◆ Written request ◆
Do not copy the pictures. Write out the lines from the start of the entries through the line containing "pw, ph = W - L - R, H - T - B".

== == ==

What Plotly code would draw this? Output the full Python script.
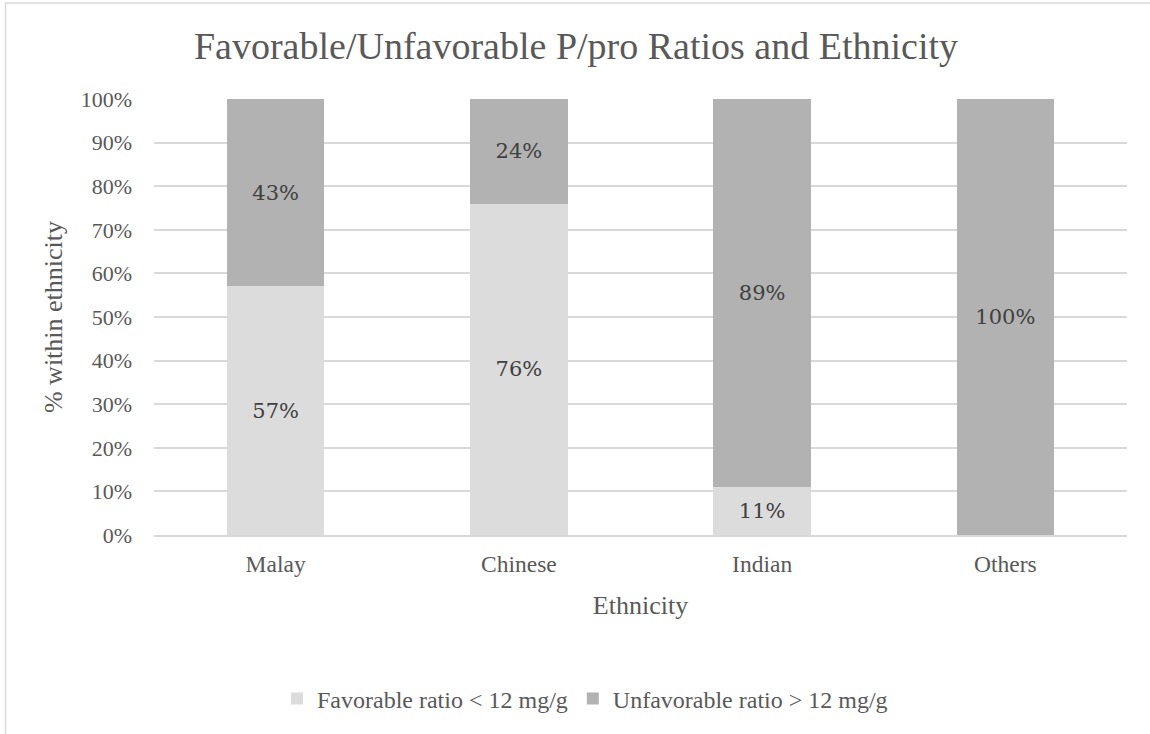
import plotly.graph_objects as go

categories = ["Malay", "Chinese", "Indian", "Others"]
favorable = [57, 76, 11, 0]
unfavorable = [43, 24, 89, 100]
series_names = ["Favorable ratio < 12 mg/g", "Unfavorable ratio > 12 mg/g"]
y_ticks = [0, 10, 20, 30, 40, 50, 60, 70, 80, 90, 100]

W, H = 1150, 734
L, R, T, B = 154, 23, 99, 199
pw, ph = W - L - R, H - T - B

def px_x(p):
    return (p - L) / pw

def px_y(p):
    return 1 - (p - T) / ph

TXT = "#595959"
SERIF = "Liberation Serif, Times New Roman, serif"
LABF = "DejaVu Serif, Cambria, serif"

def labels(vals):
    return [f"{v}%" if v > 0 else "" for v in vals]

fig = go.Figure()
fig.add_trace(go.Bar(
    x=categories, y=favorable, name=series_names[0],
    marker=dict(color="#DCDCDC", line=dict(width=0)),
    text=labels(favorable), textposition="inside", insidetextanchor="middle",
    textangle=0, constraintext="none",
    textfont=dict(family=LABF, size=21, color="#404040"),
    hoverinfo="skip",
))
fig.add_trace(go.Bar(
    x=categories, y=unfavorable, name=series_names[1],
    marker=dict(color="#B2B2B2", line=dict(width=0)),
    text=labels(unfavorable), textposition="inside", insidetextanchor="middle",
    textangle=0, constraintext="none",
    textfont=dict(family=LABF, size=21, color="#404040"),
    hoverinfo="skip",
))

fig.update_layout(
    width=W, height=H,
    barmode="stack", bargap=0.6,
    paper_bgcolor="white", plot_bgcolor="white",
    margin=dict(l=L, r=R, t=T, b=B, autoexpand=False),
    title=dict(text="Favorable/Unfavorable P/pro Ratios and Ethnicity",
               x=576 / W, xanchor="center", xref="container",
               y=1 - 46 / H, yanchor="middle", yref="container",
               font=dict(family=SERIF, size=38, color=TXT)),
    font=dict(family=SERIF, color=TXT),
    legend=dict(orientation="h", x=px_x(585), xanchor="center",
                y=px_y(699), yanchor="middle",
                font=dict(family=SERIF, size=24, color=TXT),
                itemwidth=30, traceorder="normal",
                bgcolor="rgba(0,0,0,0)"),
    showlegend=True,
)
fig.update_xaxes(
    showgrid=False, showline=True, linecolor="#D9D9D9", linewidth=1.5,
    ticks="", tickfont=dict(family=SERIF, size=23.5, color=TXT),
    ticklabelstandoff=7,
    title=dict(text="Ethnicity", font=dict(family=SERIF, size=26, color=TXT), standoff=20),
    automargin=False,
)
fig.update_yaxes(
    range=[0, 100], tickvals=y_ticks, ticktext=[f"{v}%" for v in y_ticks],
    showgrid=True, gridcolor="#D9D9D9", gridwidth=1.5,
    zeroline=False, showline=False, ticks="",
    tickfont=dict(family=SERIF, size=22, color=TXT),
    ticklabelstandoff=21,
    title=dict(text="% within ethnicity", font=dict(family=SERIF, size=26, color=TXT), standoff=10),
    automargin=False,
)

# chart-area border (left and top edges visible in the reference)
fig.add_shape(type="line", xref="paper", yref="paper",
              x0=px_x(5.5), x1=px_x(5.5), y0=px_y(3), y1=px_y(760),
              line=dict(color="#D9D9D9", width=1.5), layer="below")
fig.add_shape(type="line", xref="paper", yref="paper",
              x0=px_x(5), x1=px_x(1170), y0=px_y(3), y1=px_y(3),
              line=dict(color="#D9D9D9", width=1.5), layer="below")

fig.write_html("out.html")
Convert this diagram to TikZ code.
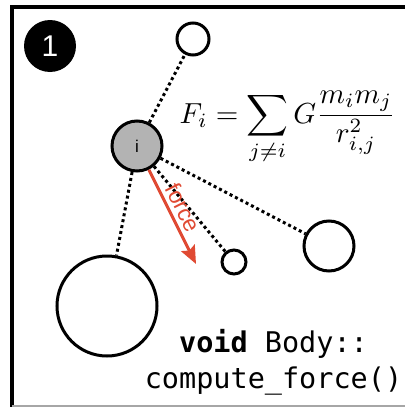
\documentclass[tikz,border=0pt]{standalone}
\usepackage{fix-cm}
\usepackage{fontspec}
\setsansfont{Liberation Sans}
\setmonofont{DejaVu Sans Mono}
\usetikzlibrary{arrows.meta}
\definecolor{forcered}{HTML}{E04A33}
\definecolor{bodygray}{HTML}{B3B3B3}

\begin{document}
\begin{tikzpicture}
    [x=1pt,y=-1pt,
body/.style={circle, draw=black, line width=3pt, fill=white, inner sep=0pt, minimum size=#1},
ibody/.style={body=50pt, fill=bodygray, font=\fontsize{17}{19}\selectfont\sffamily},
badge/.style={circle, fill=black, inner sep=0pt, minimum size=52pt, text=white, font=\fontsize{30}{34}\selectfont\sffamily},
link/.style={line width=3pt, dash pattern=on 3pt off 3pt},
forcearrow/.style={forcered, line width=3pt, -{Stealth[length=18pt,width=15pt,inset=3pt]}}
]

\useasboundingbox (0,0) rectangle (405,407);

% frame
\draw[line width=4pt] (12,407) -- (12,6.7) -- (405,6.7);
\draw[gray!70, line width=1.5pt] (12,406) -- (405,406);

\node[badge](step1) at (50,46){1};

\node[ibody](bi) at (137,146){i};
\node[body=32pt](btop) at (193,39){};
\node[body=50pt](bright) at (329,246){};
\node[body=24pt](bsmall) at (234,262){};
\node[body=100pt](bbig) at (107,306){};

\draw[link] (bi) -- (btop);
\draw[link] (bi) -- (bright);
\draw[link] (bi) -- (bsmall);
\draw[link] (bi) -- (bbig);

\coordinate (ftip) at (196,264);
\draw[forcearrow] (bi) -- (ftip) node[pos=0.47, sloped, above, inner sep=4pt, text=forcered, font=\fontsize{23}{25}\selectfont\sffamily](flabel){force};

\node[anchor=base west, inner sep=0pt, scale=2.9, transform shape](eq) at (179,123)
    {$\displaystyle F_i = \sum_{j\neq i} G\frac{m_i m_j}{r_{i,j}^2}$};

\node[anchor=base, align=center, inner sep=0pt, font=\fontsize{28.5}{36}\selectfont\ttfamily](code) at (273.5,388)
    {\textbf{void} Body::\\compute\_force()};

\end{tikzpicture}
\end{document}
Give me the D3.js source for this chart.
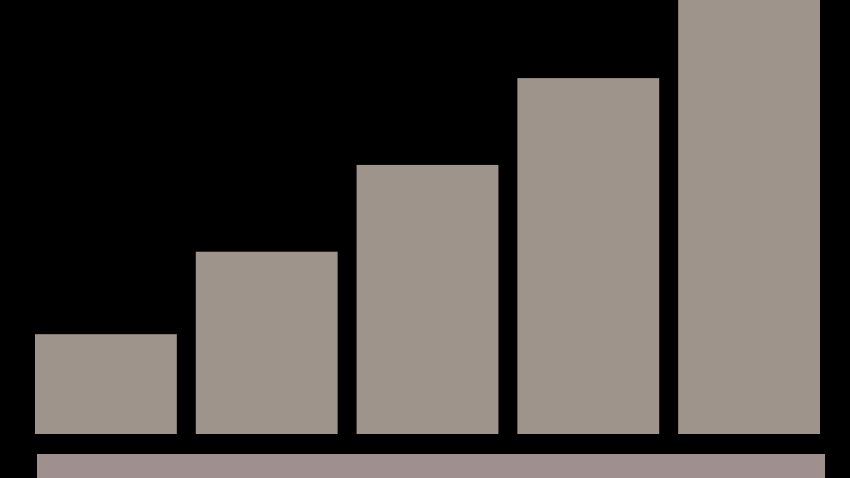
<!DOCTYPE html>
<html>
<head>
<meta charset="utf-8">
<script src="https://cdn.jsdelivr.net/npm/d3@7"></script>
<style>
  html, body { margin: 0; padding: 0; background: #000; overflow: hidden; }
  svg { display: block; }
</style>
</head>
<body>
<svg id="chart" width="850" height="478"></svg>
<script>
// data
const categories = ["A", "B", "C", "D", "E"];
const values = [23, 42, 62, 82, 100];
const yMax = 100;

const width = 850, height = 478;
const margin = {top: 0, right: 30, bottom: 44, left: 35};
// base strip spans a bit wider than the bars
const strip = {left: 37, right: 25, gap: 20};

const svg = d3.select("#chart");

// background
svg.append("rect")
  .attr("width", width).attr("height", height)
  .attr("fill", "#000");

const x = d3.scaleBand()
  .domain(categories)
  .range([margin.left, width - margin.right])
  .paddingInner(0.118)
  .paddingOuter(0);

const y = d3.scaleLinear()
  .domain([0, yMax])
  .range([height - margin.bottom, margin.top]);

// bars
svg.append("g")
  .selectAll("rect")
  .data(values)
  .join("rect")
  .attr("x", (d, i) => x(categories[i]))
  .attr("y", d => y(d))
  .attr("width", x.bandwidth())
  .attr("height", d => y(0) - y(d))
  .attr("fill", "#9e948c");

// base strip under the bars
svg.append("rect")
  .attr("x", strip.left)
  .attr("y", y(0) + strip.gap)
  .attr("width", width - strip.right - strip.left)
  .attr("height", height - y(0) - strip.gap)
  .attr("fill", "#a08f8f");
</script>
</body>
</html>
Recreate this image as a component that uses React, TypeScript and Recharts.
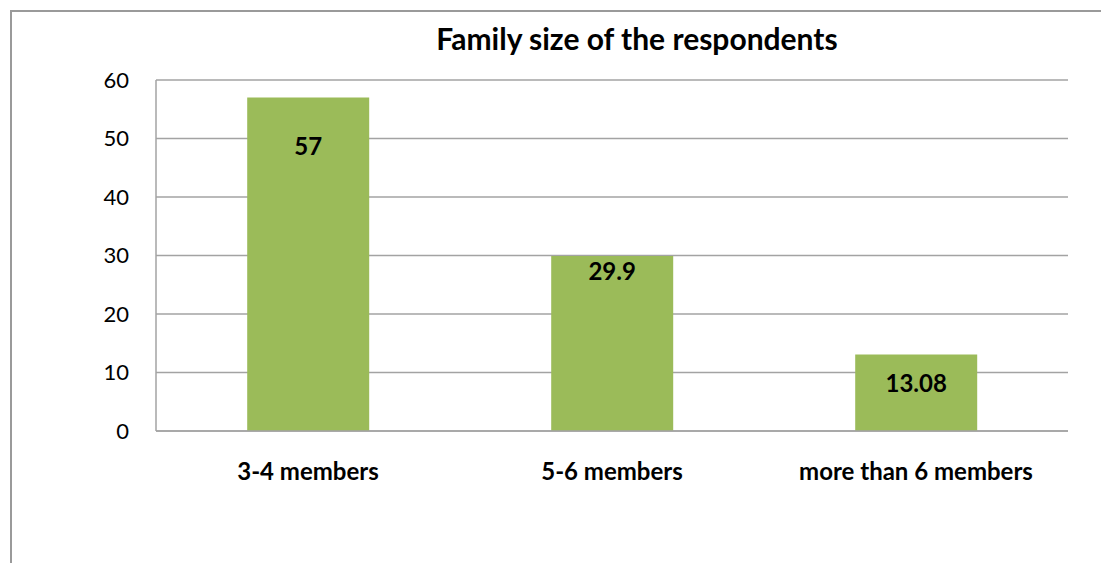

== == ==

◆ Written response ◆
What Plotly code would draw this? Output the full Python script.
import plotly.graph_objects as go

categories = ["Malay", "Chinese", "Indian", "Others"]
favorable = [57, 76, 11, 0]
unfavorable = [43, 24, 89, 100]
series_names = ["Favorable ratio < 12 mg/g", "Unfavorable ratio > 12 mg/g"]
y_ticks = [0, 10, 20, 30, 40, 50, 60, 70, 80, 90, 100]

W, H = 1150, 734
L, R, T, B = 154, 23, 99, 199
pw, ph = W - L - R, H - T - B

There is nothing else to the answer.